Я внутренне прослезился и поблагодарил Гименея за такой подарок.
– Давай только на секунду переключим на сериал, – добавила жена, – я узнаю, бросил он ее или нет.
Моя мудрая бабушка в свои восемьдесят говорила:
– Не понимаю, что такое старость. Болит – понимаю. Старость – нет.
Она почти до последних дней ходила по выставкам, музеям, концертам.
Предположу, что по ощущениям это, наверное, как танкист в подбитом танке. Он еще столько может – железяка не может.
После сорока я тоже стал замечать эти первые ласточки возраста, когда тело начинает отставать от души.
Пусть пока и недалеко, на полшага.
Я – как ребенок в зоопарке, бегущий впереди родителей: «Папа, папа, а мы пойдем смотреть слона?» Мое тело – как отец, плетущийся сзади: «Какого слона, я еще от сусликов не отошел…»
Особенно это заметно на футболе.
В свои сорок я ношусь по полю так же, как в двадцать. Мячу же не объяснишь, что мне сорок. Мяч такой же круглый, как в двадцать. Мячи не стареют.

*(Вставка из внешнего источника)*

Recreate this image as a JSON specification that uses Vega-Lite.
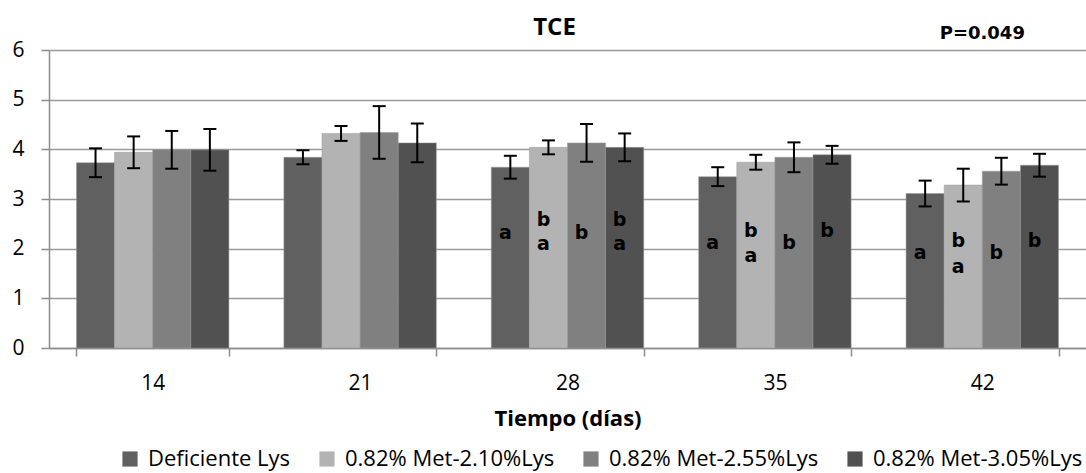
{
  "$schema": "https://vega.github.io/schema/vega-lite/v6.json",
  "width": 1037,
  "height": 298,
  "autosize": {"type": "none"},
  "padding": {"left": 49, "top": 50, "right": 0, "bottom": 125},
  "background": "white",
  "config": {
    "view": {"stroke": null},
    "axis": {"labelFont": "Open Sans", "titleFont": "Open Sans", "labelColor": "black", "titleColor": "black"}
  },
  "datasets": {
    "barras": [
      {"dia": "14", "trat": "Deficiente Lys", "tce": 3.73, "lo": 3.44, "hi": 4.02},
      {"dia": "14", "trat": "0.82% Met-2.10%Lys", "tce": 3.94, "lo": 3.62, "hi": 4.26},
      {"dia": "14", "trat": "0.82% Met-2.55%Lys", "tce": 3.99, "lo": 3.61, "hi": 4.37},
      {"dia": "14", "trat": "0.82% Met-3.05%Lys", "tce": 3.99, "lo": 3.57, "hi": 4.41},
      {"dia": "21", "trat": "Deficiente Lys", "tce": 3.84, "lo": 3.70, "hi": 3.98},
      {"dia": "21", "trat": "0.82% Met-2.10%Lys", "tce": 4.32, "lo": 4.17, "hi": 4.47},
      {"dia": "21", "trat": "0.82% Met-2.55%Lys", "tce": 4.34, "lo": 3.81, "hi": 4.87},
      {"dia": "21", "trat": "0.82% Met-3.05%Lys", "tce": 4.13, "lo": 3.74, "hi": 4.52},
      {"dia": "28", "trat": "Deficiente Lys", "tce": 3.64, "lo": 3.41, "hi": 3.87},
      {"dia": "28", "trat": "0.82% Met-2.10%Lys", "tce": 4.04, "lo": 3.90, "hi": 4.18},
      {"dia": "28", "trat": "0.82% Met-2.55%Lys", "tce": 4.13, "lo": 3.75, "hi": 4.51},
      {"dia": "28", "trat": "0.82% Met-3.05%Lys", "tce": 4.04, "lo": 3.76, "hi": 4.32},
      {"dia": "35", "trat": "Deficiente Lys", "tce": 3.45, "lo": 3.26, "hi": 3.64},
      {"dia": "35", "trat": "0.82% Met-2.10%Lys", "tce": 3.74, "lo": 3.59, "hi": 3.89},
      {"dia": "35", "trat": "0.82% Met-2.55%Lys", "tce": 3.84, "lo": 3.54, "hi": 4.14},
      {"dia": "35", "trat": "0.82% Met-3.05%Lys", "tce": 3.89, "lo": 3.71, "hi": 4.07},
      {"dia": "42", "trat": "Deficiente Lys", "tce": 3.11, "lo": 2.85, "hi": 3.37},
      {"dia": "42", "trat": "0.82% Met-2.10%Lys", "tce": 3.28, "lo": 2.95, "hi": 3.61},
      {"dia": "42", "trat": "0.82% Met-2.55%Lys", "tce": 3.56, "lo": 3.29, "hi": 3.83},
      {"dia": "42", "trat": "0.82% Met-3.05%Lys", "tce": 3.68, "lo": 3.45, "hi": 3.91}
    ],
    "letras": [
      {"dia": "28", "trat": "Deficiente Lys", "letra": "a", "nivel": 2.32},
      {"dia": "28", "trat": "0.82% Met-2.10%Lys", "letra": "b", "nivel": 2.58},
      {"dia": "28", "trat": "0.82% Met-2.10%Lys", "letra": "a", "nivel": 2.10},
      {"dia": "28", "trat": "0.82% Met-2.55%Lys", "letra": "b", "nivel": 2.32},
      {"dia": "28", "trat": "0.82% Met-3.05%Lys", "letra": "b", "nivel": 2.58},
      {"dia": "28", "trat": "0.82% Met-3.05%Lys", "letra": "a", "nivel": 2.10},
      {"dia": "35", "trat": "Deficiente Lys", "letra": "a", "nivel": 2.12},
      {"dia": "35", "trat": "0.82% Met-2.10%Lys", "letra": "b", "nivel": 2.36},
      {"dia": "35", "trat": "0.82% Met-2.10%Lys", "letra": "a", "nivel": 1.86},
      {"dia": "35", "trat": "0.82% Met-2.55%Lys", "letra": "b", "nivel": 2.12},
      {"dia": "35", "trat": "0.82% Met-3.05%Lys", "letra": "b", "nivel": 2.36},
      {"dia": "42", "trat": "Deficiente Lys", "letra": "a", "nivel": 1.92},
      {"dia": "42", "trat": "0.82% Met-2.10%Lys", "letra": "b", "nivel": 2.16},
      {"dia": "42", "trat": "0.82% Met-2.10%Lys", "letra": "a", "nivel": 1.64},
      {"dia": "42", "trat": "0.82% Met-2.55%Lys", "letra": "b", "nivel": 1.92},
      {"dia": "42", "trat": "0.82% Met-3.05%Lys", "letra": "b", "nivel": 2.16}
    ],
    "pvalor": [
      {"dia": "42", "texto": "P=0.049", "nivel": 6.33}
    ],
    "titulo": [
      {"dia": "28", "texto": "TCE", "nivel": 6.45}
    ]
  },
  "encoding": {
    "x": {
      "field": "dia",
      "type": "nominal",
      "sort": ["14", "21", "28", "35", "42"],
      "scale": {"paddingInner": 0.265, "paddingOuter": 0.1325},
      "axis": {
        "title": "Tiempo (días)",
        "titleFontSize": 22,
        "titleFontWeight": "bold",
        "titlePadding": 15,
        "labelFontSize": 21,
        "labelAngle": 0,
        "labelPadding": 16,
        "tickBand": "extent",
        "tickSize": 8,
        "tickColor": "#8c8c8c",
        "tickWidth": 1.5,
        "domainColor": "#8c8c8c",
        "domainWidth": 1.5,
        "grid": false
      }
    }
  },
  "layer": [
    {
      "data": {"name": "barras"},
      "mark": {"type": "bar", "stroke": "#9a9a9a", "strokeWidth": 0.5},
      "encoding": {
        "xOffset": {
          "field": "trat",
          "type": "nominal",
          "sort": ["Deficiente Lys", "0.82% Met-2.10%Lys", "0.82% Met-2.55%Lys", "0.82% Met-3.05%Lys"],
          "scale": {"paddingInner": 0, "paddingOuter": 0}
        },
        "y": {
          "field": "tce",
          "type": "quantitative",
          "scale": {"domain": [0, 6], "nice": false},
          "axis": {
            "title": null,
            "values": [0, 1, 2, 3, 4, 5, 6],
            "labelFontSize": 21,
            "labelPadding": 17,
            "tickSize": 8,
            "tickColor": "#8c8c8c",
            "tickWidth": 1.5,
            "domainColor": "#8c8c8c",
            "domainWidth": 1.5,
            "grid": true,
            "gridColor": "#9a9a9a",
            "gridWidth": 1.5
          }
        },
        "color": {
          "field": "trat",
          "type": "nominal",
          "sort": ["Deficiente Lys", "0.82% Met-2.10%Lys", "0.82% Met-2.55%Lys", "0.82% Met-3.05%Lys"],
          "scale": {
            "domain": ["Deficiente Lys", "0.82% Met-2.10%Lys", "0.82% Met-2.55%Lys", "0.82% Met-3.05%Lys"],
            "range": ["#606060", "#b3b3b3", "#808080", "#515151"]
          },
          "legend": {
            "title": null,
            "orient": "none",
            "direction": "horizontal",
            "legendX": 70,
            "legendY": 398,
            "symbolType": "square",
            "symbolSize": 230,
            "symbolStrokeWidth": 0,
            "labelFont": "Open Sans",
            "labelFontSize": 22,
            "labelColor": "black",
            "labelOffset": 7,
            "labelLimit": 0,
            "columnPadding": 25
          }
        }
      }
    },
    {
      "data": {"name": "barras"},
      "mark": {"type": "rule", "color": "black", "strokeWidth": 2},
      "encoding": {
        "xOffset": {"field": "trat", "type": "nominal", "sort": ["Deficiente Lys", "0.82% Met-2.10%Lys", "0.82% Met-2.55%Lys", "0.82% Met-3.05%Lys"]},
        "y": {"field": "lo", "type": "quantitative"},
        "y2": {"field": "hi"}
      }
    },
    {
      "data": {"name": "barras"},
      "mark": {"type": "tick", "color": "black", "thickness": 2, "size": 13, "opacity": 1},
      "encoding": {
        "xOffset": {"field": "trat", "type": "nominal", "sort": ["Deficiente Lys", "0.82% Met-2.10%Lys", "0.82% Met-2.55%Lys", "0.82% Met-3.05%Lys"]},
        "y": {"field": "lo", "type": "quantitative"}
      }
    },
    {
      "data": {"name": "barras"},
      "mark": {"type": "tick", "color": "black", "thickness": 2, "size": 13, "opacity": 1},
      "encoding": {
        "xOffset": {"field": "trat", "type": "nominal", "sort": ["Deficiente Lys", "0.82% Met-2.10%Lys", "0.82% Met-2.55%Lys", "0.82% Met-3.05%Lys"]},
        "y": {"field": "hi", "type": "quantitative"}
      }
    },
    {
      "data": {"name": "letras"},
      "mark": {"type": "text", "font": "DejaVu Sans", "fontSize": 19, "fontWeight": "bold", "color": "black", "baseline": "middle", "align": "center", "dx": -5},
      "encoding": {
        "xOffset": {"field": "trat", "type": "nominal", "sort": ["Deficiente Lys", "0.82% Met-2.10%Lys", "0.82% Met-2.55%Lys", "0.82% Met-3.05%Lys"]},
        "y": {"field": "nivel", "type": "quantitative"},
        "text": {"field": "letra"}
      }
    },
    {
      "data": {"name": "pvalor"},
      "mark": {"type": "text", "font": "DejaVu Sans", "fontSize": 18, "fontWeight": "bold", "color": "black", "baseline": "middle", "align": "center", "clip": false},
      "encoding": {
        "y": {"field": "nivel", "type": "quantitative"},
        "text": {"field": "texto"}
      }
    },
    {
      "data": {"name": "titulo"},
      "mark": {"type": "text", "font": "Open Sans", "fontSize": 24, "fontWeight": "bold", "color": "black", "baseline": "middle", "align": "center", "dx": -13, "clip": false},
      "encoding": {
        "y": {"field": "nivel", "type": "quantitative"},
        "text": {"field": "texto"}
      }
    }
  ]
}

Вот я и убиваюсь.
Все самое интересное начинается на следующее утро после футбола.
Однажды утром после особенно напряженного и бесполезно-бескомпромиссного любительского матча я проснулся, встал с кровати и собрался натянуть штаны.

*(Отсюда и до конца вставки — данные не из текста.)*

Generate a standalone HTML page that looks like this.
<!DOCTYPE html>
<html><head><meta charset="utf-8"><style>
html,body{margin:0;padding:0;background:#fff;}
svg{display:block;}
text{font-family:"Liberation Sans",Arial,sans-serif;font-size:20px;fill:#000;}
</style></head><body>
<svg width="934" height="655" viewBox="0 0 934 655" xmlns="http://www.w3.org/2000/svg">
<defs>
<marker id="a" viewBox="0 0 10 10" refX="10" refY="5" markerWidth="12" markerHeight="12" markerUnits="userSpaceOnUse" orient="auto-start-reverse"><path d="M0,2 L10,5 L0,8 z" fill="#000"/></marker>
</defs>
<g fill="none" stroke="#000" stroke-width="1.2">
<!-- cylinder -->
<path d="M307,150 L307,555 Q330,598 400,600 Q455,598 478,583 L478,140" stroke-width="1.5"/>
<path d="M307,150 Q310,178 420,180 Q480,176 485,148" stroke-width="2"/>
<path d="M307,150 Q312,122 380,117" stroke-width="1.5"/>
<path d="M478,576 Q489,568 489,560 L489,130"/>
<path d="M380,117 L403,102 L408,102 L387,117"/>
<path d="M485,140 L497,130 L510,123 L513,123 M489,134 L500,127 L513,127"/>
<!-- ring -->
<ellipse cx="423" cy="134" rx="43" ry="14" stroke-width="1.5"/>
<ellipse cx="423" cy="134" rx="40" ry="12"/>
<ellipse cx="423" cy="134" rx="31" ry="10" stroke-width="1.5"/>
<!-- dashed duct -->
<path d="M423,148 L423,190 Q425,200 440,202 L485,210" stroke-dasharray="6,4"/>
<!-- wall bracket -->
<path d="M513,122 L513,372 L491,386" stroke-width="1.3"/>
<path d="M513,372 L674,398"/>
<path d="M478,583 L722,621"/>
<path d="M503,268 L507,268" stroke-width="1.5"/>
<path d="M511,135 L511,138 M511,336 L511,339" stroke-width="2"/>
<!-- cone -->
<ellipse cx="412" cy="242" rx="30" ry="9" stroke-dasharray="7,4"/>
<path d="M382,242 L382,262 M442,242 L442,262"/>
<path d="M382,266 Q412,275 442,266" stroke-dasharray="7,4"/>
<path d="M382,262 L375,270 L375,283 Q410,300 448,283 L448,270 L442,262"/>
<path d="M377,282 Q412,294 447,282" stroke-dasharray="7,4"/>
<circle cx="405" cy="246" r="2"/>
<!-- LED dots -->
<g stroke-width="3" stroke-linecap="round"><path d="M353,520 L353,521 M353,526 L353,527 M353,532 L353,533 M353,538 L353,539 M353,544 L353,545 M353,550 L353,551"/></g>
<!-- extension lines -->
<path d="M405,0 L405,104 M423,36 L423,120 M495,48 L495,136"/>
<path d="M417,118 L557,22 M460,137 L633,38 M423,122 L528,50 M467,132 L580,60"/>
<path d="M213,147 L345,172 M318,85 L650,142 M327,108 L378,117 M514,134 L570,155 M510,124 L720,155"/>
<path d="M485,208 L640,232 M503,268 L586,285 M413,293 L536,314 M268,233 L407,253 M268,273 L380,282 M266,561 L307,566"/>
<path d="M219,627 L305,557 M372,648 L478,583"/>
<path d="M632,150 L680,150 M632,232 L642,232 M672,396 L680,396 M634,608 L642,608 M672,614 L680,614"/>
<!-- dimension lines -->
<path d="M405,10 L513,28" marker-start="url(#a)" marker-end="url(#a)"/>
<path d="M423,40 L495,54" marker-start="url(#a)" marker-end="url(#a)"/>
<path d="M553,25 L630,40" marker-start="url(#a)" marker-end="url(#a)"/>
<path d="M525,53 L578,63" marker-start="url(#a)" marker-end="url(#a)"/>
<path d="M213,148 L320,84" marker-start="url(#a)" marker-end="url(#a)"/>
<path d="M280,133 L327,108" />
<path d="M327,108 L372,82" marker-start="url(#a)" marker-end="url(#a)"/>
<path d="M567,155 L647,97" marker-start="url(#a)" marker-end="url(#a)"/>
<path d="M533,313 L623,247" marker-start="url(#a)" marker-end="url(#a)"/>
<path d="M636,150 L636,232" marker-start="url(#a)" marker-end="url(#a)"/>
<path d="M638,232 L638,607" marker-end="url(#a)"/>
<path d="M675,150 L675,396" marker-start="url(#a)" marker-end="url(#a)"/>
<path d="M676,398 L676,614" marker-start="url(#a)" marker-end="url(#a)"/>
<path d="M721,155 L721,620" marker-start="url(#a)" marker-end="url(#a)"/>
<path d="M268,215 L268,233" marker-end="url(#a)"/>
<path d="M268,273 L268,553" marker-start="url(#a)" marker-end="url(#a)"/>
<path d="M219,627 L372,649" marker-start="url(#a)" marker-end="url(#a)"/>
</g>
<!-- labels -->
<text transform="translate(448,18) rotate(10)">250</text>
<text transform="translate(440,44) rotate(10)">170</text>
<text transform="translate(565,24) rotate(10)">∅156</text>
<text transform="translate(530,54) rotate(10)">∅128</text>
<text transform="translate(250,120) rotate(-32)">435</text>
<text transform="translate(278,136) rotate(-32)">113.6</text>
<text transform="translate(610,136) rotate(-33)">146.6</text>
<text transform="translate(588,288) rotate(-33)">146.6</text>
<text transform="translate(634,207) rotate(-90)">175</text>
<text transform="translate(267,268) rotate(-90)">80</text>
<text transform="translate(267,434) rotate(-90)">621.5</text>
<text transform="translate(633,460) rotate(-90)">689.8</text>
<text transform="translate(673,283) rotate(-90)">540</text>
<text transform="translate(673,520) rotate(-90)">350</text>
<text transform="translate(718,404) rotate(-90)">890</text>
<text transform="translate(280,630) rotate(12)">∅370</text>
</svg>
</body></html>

– Ну, и зачем ты вчера за тем уходящим мячом потянулся? Больше всех надо? Я пас, – проворчала нога и не согнулась в колене.

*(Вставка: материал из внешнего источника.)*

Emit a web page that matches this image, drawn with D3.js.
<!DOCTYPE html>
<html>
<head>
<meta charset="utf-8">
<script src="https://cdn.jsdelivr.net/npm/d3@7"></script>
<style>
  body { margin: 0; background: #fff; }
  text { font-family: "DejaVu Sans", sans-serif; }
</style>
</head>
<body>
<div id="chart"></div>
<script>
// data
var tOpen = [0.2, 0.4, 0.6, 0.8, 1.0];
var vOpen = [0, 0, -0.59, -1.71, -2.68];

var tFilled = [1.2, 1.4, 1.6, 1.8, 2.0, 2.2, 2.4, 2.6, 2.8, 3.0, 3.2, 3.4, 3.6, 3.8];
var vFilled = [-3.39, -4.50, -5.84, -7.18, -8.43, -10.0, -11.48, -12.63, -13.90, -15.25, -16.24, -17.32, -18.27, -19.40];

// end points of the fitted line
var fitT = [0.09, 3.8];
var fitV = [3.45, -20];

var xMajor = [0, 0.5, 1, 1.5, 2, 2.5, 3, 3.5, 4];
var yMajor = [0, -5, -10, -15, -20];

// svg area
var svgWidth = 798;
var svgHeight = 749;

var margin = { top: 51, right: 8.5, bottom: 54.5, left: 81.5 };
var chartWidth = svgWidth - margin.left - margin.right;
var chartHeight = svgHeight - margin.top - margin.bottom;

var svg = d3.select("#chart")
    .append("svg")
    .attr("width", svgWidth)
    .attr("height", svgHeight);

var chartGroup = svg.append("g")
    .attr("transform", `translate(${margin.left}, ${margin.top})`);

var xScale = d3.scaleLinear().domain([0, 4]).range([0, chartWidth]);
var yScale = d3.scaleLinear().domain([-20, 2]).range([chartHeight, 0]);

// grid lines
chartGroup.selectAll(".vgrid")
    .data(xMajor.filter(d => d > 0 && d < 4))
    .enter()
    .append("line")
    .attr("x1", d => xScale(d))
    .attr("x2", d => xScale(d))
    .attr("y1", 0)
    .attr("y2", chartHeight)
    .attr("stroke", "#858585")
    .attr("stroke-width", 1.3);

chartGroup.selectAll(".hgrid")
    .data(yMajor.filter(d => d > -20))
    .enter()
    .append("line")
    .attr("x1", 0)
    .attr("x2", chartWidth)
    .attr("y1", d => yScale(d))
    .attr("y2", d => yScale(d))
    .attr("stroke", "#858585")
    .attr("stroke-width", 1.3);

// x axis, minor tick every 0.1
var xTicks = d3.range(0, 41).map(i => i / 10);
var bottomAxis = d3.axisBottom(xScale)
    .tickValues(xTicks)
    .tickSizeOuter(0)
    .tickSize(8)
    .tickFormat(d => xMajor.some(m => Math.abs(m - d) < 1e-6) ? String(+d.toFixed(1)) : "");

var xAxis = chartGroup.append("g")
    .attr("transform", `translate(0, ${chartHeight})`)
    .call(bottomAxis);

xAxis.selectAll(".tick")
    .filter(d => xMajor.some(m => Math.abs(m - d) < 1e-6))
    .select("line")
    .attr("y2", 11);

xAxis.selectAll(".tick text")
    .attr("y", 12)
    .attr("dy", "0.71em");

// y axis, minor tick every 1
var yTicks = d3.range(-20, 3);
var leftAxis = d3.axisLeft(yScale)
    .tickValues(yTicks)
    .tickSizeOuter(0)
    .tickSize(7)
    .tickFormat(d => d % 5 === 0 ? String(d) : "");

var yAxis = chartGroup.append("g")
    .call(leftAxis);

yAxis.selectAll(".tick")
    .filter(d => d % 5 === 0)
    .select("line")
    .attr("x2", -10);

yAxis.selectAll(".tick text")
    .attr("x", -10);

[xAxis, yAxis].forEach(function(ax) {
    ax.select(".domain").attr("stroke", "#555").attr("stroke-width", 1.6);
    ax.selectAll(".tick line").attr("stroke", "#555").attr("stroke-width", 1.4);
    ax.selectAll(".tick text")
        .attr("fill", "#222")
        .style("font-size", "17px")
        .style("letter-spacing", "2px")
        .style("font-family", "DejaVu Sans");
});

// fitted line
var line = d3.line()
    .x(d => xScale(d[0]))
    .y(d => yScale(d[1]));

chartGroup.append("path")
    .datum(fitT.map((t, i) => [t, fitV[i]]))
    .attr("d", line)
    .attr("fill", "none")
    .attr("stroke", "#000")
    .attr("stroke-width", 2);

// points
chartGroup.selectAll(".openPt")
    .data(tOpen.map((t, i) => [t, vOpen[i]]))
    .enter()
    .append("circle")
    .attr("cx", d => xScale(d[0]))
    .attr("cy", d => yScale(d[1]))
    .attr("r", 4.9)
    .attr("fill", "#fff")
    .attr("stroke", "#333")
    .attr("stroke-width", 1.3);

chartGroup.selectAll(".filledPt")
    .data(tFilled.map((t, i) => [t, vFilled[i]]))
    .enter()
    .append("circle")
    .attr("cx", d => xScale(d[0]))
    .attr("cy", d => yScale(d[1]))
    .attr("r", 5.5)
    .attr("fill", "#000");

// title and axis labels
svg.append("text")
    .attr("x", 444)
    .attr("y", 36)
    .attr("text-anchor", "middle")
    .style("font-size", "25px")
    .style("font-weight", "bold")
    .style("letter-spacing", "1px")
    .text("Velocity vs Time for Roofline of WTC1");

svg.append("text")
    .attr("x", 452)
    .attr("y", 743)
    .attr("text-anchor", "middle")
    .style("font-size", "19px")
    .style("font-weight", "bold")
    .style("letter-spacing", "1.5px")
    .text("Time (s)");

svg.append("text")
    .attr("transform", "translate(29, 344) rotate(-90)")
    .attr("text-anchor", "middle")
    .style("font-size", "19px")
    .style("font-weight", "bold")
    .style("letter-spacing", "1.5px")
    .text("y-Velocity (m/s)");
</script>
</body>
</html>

Я решил повернуться к спящей жене, чтобы попросить ее натянуть мне штаны. Мантра про «подать стакан воды» в нашем случае – не пустые слова.
– А ты у нас, оказывается, Зидан? Головой прекрасно играешь, да? Почему-то во время того углового никто не прыгнул, и только один наш – расступитесь все, я взлетаю! Теперь сам руками башку поворачивай… – сказала шея и не повернулась.
Я попытался подтянуть штаны кверху рукой.
– А на меня ты вообще вчера три раза упал. Вон, поговори с левой, может, она чем поможет, – поспешила слиться правая рука и повисла плетью.
– Е-мое, уважаемые! Нога, шея, рука! Вы чего себя как задница ведете? – воскликнул я в сердцах и беспомощно сел обратно на кровать.
– Ах так! – взвизгнула задница, и у меня сразу заныл копчик, так что мне пришлось снова встать, – ты вчера, когда мной мяч из своих ворот отбил, спас команду и принимал поздравления, хоть об одной моей ягодице подумал?
Я стоял на одной ноге, как цапля, с искривленной шеей, и поглаживал попу, пытаясь ее успокоить.
– Ну что, Месси? Опять тебя в ванную отнести? – услышал я за спиной сонный голос жены.
С хорошей женой за спиной и крыльев не надо.
Сема обожал ставить меня перед дамами в неудобное положение. Нет, он не усаживал меня в позу лотоса, хрустя моими костями, но лучше бы усаживал. Сема рассказывал дамам историю про трусы.
– Ну что, дамы, а теперь мой друг расскажет вам историю про трусы, – начинал он всегда одинаково.